Problem requirements:
Only the pictures are omitted; repeat all other data exactly.

···

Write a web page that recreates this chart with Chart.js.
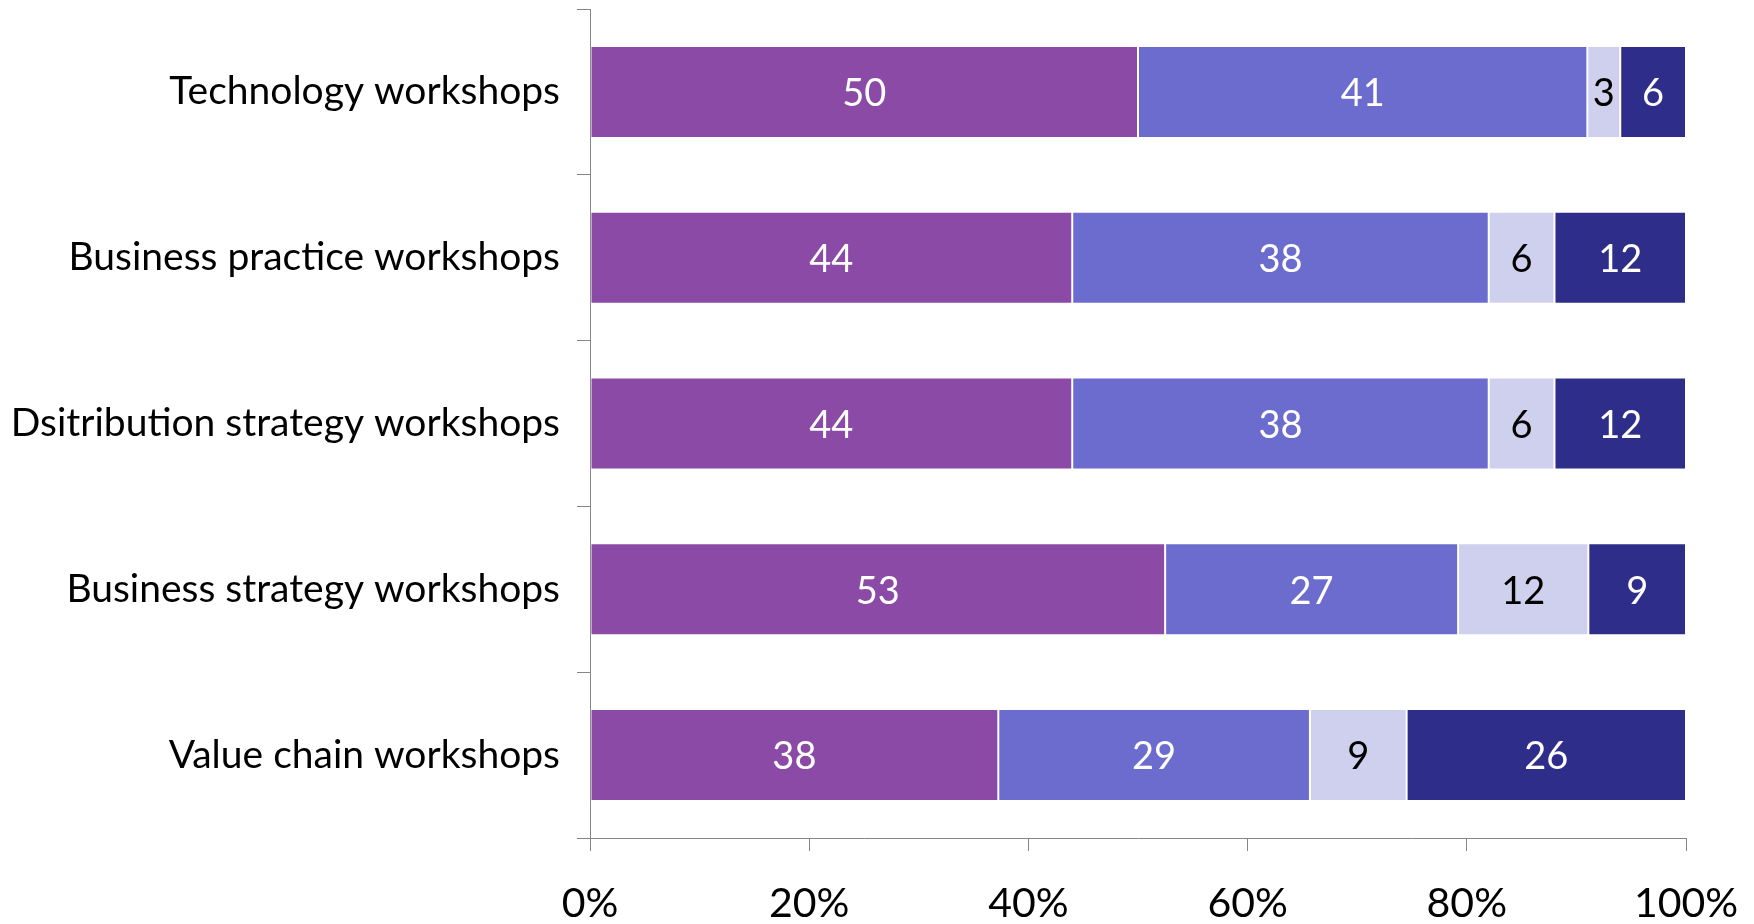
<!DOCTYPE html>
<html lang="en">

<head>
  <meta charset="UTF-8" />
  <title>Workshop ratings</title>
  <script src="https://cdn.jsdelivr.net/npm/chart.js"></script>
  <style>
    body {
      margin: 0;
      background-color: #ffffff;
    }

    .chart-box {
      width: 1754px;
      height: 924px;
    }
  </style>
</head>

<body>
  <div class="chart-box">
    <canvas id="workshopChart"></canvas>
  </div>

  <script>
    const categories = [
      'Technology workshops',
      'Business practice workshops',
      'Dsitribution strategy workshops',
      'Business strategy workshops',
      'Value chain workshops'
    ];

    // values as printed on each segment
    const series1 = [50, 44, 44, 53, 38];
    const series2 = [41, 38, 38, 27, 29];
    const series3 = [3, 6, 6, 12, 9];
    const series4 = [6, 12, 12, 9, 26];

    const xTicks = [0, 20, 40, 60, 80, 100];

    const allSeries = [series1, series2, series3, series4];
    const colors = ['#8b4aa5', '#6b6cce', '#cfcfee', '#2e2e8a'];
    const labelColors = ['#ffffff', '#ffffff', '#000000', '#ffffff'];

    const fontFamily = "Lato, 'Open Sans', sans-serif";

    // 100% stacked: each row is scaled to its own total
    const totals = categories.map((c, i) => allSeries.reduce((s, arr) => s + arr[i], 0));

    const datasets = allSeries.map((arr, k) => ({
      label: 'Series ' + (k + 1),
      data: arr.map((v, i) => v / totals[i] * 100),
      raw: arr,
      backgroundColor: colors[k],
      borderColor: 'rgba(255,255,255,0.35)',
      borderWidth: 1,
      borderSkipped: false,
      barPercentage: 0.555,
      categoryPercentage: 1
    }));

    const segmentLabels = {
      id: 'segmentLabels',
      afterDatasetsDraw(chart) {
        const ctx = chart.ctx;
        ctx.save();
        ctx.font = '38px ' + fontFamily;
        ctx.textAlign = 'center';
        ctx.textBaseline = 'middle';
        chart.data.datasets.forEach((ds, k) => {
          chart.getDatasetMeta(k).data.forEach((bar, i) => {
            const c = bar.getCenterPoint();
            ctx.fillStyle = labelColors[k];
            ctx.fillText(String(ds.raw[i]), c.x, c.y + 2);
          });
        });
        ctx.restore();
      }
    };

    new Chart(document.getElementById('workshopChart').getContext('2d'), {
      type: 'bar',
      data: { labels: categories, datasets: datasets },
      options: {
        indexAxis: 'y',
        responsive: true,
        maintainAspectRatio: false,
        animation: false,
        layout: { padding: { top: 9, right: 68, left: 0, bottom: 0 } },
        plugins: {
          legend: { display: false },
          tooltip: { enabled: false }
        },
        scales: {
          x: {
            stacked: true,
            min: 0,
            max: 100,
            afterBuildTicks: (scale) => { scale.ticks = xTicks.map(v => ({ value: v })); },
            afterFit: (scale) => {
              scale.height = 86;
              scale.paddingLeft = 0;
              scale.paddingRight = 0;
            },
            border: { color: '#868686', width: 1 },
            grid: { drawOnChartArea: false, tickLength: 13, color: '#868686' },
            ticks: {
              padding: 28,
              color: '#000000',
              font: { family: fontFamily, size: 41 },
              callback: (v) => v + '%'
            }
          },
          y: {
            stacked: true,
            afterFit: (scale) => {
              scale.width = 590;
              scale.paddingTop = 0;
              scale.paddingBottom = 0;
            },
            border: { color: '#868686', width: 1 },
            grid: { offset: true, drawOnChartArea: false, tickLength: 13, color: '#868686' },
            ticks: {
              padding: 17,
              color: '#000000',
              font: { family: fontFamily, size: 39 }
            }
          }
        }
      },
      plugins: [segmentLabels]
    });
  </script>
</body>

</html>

···

Response to the exercise:
Write a web page that recreates this chart with Chart.js.
<!DOCTYPE html>
<html lang="en">

<head>
  <meta charset="UTF-8" />
  <title>Workshop ratings</title>
  <script src="https://cdn.jsdelivr.net/npm/chart.js"></script>
  <style>
    body {
      margin: 0;
      background-color: #ffffff;
    }

    .chart-box {
      width: 1754px;
      height: 924px;
    }
  </style>
</head>

<body>
  <div class="chart-box">
    <canvas id="workshopChart"></canvas>
  </div>

  <script>
    const categories = [
      'Technology workshops',
      'Business practice workshops',
      'Dsitribution strategy workshops',
      'Business strategy workshops',
      'Value chain workshops'
    ];

    // values as printed on each segment
    const series1 = [50, 44, 44, 53, 38];
    const series2 = [41, 38, 38, 27, 29];
    const series3 = [3, 6, 6, 12, 9];
    const series4 = [6, 12, 12, 9, 26];

    const xTicks = [0, 20, 40, 60, 80, 100];

    const allSeries = [series1, series2, series3, series4];
    const colors = ['#8b4aa5', '#6b6cce', '#cfcfee', '#2e2e8a'];
    const labelColors = ['#ffffff', '#ffffff', '#000000', '#ffffff'];

    const fontFamily = "Lato, 'Open Sans', sans-serif";

    // 100% stacked: each row is scaled to its own total
    const totals = categories.map((c, i) => allSeries.reduce((s, arr) => s + arr[i], 0));

    const datasets = allSeries.map((arr, k) => ({
      label: 'Series ' + (k + 1),
      data: arr.map((v, i) => v / totals[i] * 100),
      raw: arr,
      backgroundColor: colors[k],
      borderColor: 'rgba(255,255,255,0.35)',
      borderWidth: 1,
      borderSkipped: false,
      barPercentage: 0.555,
      categoryPercentage: 1
    }));

    const segmentLabels = {
      id: 'segmentLabels',
      afterDatasetsDraw(chart) {
        const ctx = chart.ctx;
        ctx.save();
        ctx.font = '38px ' + fontFamily;
        ctx.textAlign = 'center';
        ctx.textBaseline = 'middle';
        chart.data.datasets.forEach((ds, k) => {
          chart.getDatasetMeta(k).data.forEach((bar, i) => {
            const c = bar.getCenterPoint();
            ctx.fillStyle = labelColors[k];
            ctx.fillText(String(ds.raw[i]), c.x, c.y + 2);
          });
        });
        ctx.restore();
      }
    };

    new Chart(document.getElementById('workshopChart').getContext('2d'), {
      type: 'bar',
      data: { labels: categories, datasets: datasets },
      options: {
        indexAxis: 'y',
        responsive: true,
        maintainAspectRatio: false,
        animation: false,
        layout: { padding: { top: 9, right: 68, left: 0, bottom: 0 } },
        plugins: {
          legend: { display: false },
          tooltip: { enabled: false }
        },
        scales: {
          x: {
            stacked: true,
            min: 0,
            max: 100,
            afterBuildTicks: (scale) => { scale.ticks = xTicks.map(v => ({ value: v })); },
            afterFit: (scale) => {
              scale.height = 86;
              scale.paddingLeft = 0;
              scale.paddingRight = 0;
            },
            border: { color: '#868686', width: 1 },
            grid: { drawOnChartArea: false, tickLength: 13, color: '#868686' },
            ticks: {
              padding: 28,
              color: '#000000',
              font: { family: fontFamily, size: 41 },
              callback: (v) => v + '%'
            }
          },
          y: {
            stacked: true,
            afterFit: (scale) => {
              scale.width = 590;
              scale.paddingTop = 0;
              scale.paddingBottom = 0;
            },
            border: { color: '#868686', width: 1 },
            grid: { offset: true, drawOnChartArea: false, tickLength: 13, color: '#868686' },
            ticks: {
              padding: 17,
              color: '#000000',
              font: { family: fontFamily, size: 39 }
            }
          }
        }
      },
      plugins: [segmentLabels]
    });
  </script>
</body>

</html>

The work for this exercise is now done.